Why do dogs and cats need dental care?
Dental disease is one of the most common health problems in dogs and cats, and proper care is crucial in maintaining your pet's overall health. Even minor issues, such as tartar buildup, can lead to serious heart, lung, liver and kidney problems if they're left untreated. At Countryside, we include an oral exam with every pet's annual wellness check. If our veterinarian discovers signs of dental disease including swollen guns (or gingivitis), dental tartar, plaque or tooth decay, a dental cleaning for your pet will most likely be recommended. Including an oral exam in your pet's annual wellness check is effective not only in prevention, but in positively impacting overall health.
Symptoms of Dental Disease May Include:
- Bad Breath
- Broken or loose teeth
- Teeth that are discolored or covered in tartar
- Reduced appetite or refusal to eat
- Swelling in the areas surrounding the mouth
- Discharge from the nose
- Redness or open sores on the face
The new trend: anesthesia free dentistry
Initially, an anesthesia free dental may sound less complicated and better for your pet and wallet, but have you done any investigating?
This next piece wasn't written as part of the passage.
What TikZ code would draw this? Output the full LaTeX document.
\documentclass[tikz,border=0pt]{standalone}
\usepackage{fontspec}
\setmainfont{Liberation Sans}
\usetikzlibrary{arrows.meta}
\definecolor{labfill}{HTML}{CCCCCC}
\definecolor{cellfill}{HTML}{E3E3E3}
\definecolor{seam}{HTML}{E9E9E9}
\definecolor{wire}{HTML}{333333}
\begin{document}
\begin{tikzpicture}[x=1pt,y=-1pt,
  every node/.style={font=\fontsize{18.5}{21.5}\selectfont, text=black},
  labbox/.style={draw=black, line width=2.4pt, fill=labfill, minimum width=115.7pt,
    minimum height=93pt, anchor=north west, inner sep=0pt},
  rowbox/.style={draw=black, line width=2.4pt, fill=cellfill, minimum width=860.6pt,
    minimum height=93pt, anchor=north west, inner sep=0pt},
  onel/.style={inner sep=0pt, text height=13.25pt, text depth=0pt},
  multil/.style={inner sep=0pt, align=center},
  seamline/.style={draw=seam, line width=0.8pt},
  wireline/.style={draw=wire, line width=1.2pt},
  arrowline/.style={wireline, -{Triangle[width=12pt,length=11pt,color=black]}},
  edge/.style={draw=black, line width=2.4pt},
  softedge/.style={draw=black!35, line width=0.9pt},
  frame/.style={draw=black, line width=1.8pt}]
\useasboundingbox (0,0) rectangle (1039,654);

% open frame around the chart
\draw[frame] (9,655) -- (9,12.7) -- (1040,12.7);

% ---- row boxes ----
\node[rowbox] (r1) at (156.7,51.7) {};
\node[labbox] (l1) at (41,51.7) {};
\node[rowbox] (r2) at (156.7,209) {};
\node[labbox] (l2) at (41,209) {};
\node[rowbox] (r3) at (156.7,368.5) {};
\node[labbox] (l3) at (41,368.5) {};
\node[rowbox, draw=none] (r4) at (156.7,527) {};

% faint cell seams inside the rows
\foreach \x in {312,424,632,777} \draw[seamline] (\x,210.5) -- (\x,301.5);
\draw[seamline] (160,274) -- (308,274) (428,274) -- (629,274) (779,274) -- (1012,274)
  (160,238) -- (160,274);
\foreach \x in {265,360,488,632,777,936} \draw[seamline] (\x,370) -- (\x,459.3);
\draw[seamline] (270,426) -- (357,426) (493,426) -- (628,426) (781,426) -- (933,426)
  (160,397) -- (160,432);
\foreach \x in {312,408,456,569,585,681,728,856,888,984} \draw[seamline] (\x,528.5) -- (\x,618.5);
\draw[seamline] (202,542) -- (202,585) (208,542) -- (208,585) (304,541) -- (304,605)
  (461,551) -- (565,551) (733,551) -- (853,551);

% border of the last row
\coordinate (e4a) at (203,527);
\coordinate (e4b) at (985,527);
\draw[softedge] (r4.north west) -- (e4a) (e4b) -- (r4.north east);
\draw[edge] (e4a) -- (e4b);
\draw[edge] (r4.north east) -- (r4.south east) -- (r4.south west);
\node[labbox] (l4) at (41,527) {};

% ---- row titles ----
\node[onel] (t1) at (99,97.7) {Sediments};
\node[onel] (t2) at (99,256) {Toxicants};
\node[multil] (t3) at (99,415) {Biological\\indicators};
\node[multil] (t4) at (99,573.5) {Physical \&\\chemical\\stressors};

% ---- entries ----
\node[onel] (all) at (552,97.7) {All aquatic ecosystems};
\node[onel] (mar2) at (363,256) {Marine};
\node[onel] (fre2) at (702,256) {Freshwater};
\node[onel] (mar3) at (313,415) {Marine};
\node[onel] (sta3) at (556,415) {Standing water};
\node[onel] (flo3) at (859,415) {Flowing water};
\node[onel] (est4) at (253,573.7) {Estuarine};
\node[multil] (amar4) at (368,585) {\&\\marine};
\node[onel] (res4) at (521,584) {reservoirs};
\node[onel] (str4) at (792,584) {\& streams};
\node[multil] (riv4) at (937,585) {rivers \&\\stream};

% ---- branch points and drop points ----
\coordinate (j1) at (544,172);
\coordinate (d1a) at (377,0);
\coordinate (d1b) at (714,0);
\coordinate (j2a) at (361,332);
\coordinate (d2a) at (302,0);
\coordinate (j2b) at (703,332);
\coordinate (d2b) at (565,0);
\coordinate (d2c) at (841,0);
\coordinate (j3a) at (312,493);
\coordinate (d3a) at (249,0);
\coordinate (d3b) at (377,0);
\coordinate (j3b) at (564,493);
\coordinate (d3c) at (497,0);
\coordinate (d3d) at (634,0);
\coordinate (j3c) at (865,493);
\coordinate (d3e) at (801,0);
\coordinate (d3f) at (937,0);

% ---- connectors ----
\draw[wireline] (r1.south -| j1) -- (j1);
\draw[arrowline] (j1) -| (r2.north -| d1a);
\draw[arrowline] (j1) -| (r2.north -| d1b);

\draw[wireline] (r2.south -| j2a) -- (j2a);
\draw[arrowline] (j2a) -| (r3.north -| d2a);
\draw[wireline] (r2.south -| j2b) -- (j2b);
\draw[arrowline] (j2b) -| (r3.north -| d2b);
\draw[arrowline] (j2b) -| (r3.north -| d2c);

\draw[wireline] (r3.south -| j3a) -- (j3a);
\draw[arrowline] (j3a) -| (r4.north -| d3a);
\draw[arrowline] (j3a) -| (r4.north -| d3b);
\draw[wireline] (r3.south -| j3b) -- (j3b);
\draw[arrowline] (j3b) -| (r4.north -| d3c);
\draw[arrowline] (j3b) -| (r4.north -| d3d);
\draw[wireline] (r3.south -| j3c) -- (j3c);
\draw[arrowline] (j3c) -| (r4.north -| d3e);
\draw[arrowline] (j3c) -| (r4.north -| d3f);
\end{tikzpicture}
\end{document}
Here is why we choose to only do dentals under anesthesia:
Anesthesia free dentals require your pet to be restrained while their teeth are cleaned. Just consider, even the slightest head movement could result in an injury to your pet's oral tissues. Also, imagine the stress your pet will be under as they are held down for a teeth cleaning.
Your pet's teeth may look clean after an anesthesia free dental, but they are still just as at risk for peridontal disease. The most critical part of a pet's dental is cleaning and scaling below the gum line.
Prior to your pet receiving anesthesia, a thorough examination and bloodwork will be completed to ensure your pet is healthy enough to undergo the procedure. In order to provide our patients with the highest level of care, dental radiographs are also performed with every dental patient. Our guidelines for dental procedures align with the standards of the American Veterinary Medical Association.